Une évasion rocambolesque en Inde
En mai 1976, Sompol Suthimai, officier thaïlandais d’Interpol, découvre dans le quotidien Bangkok Post les photos de cinq touristes assassinés et des suspects Charles Sobhraj et Marie-Andrée Leclerc. Il parvient à récupérer les éléments de preuve auprès d’un diplomate néerlandais, Herman Knippenberg, lancé à la recherche de deux compatriotes disparus. Trop tard : Charles Sobhraj et Marie-Andrée Leclerc ont déjà fui en France. L’officier thaïlandais lance un mandat d’arrêt international.
Quelques mois plus tard, Charles Sobhraj est arrêté à New Delhi, après avoir essayé de droguer un groupe d’une vingtaine de touristes français dans un hôtel. Depuis sa cellule indienne, il vend son histoire à une maison d’édition. Les journalistes australiens Richard Neville et Julie Clarke en tirent le livre Sur la trace du serpent. « Il méprisait les routards, de pauvres jeunes drogués. Lui se voyait en héros criminel », a raconté en 2021 à l’AFP Julie Clarke, qui garde un « souvenir traumatisant » de son interview du tueur en 1977 et de « son monde psychopathique ».
Fin 1985, l’Inde décide son extradition vers la Thaïlande, où il est accusé des meurtres d’un touriste turc et d’une jeune Américaine. Il risque la peine de mort. Pour échapper à l’extradition, Charles Sobhraj s’évade en mars 1986, après avoir offert à ses gardiens des bonbons et des gâteaux chargés de somnifères. Au terme de 22 jours d’une vaste chasse à l’homme, il est arrêté dans un restaurant de Goa, dans l’ouest de l’Inde. Il retourne dans les geôles indiennes dans lesquelles il passe plus de 20 ans. Il est libéré en 1997.

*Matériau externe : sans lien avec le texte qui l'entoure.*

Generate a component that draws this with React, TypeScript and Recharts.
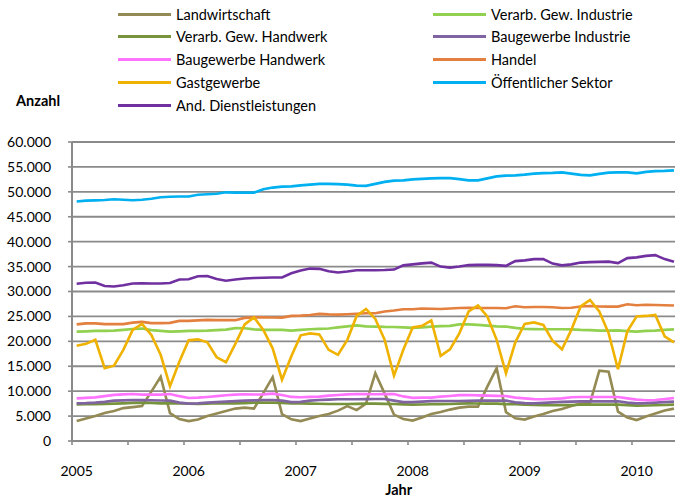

En prison pendant près de 20 ans au Népal, où il s’est marié secrètement
A sa sortie de prison, les crimes qui lui sont reprochés sont prescrits en Thaïlande. Charles Sobrahj rentre libre en France, où il vit jusqu’en 2003. La même année, en septembre, il repart au Népal pour monter, sous une fausse identité, une affaire d’exportation de châles. Pas pour longtemps : il est rapidement reconnu et arrêté à Katmandou grâce au journaliste Joseph Nathan.
Un soir, alors qu’il se rend dans un casino de Katmandou, Charles Sobhraj, recherché par la police, est là, devant lui, jouant tranquillement au baccarat. « Il ressemblait à un vieil homme. Vous ne lui auriez pas jeté un deuxième regard. Il avait l’air inoffensif », se remémore auprès de l’AFP le journaliste. Après avoir envoyé son photographe le suivre à la trace, le journaliste se met à son tour à la besogne. Une dizaine de jours plus tard, Charles Sobhraj est arrêté au casino par la police. « Le Serpent » est condamné à perpétuité en août 2004 pour les meurtres en 1975 de deux touristes, un Canadien et une Américaine.
Le criminel a donc passé 19 ans emprisonné dans la république himalayenne. En 2008, depuis la prison, il s’est secrètement marié avec la fille de son avocate népalaise. Il avait alors 64 ans, elle 20 ans. Neuf ans plus tard, Charles Sobhraj subit une opération à cœur ouvert de cinq heures, explique alors à l’AFP son épouse. Aujourd’hui, il a besoin d’une deuxième opération à cœur ouvert, raison pour laquelle il a été libéré, conformément à la loi népalaise.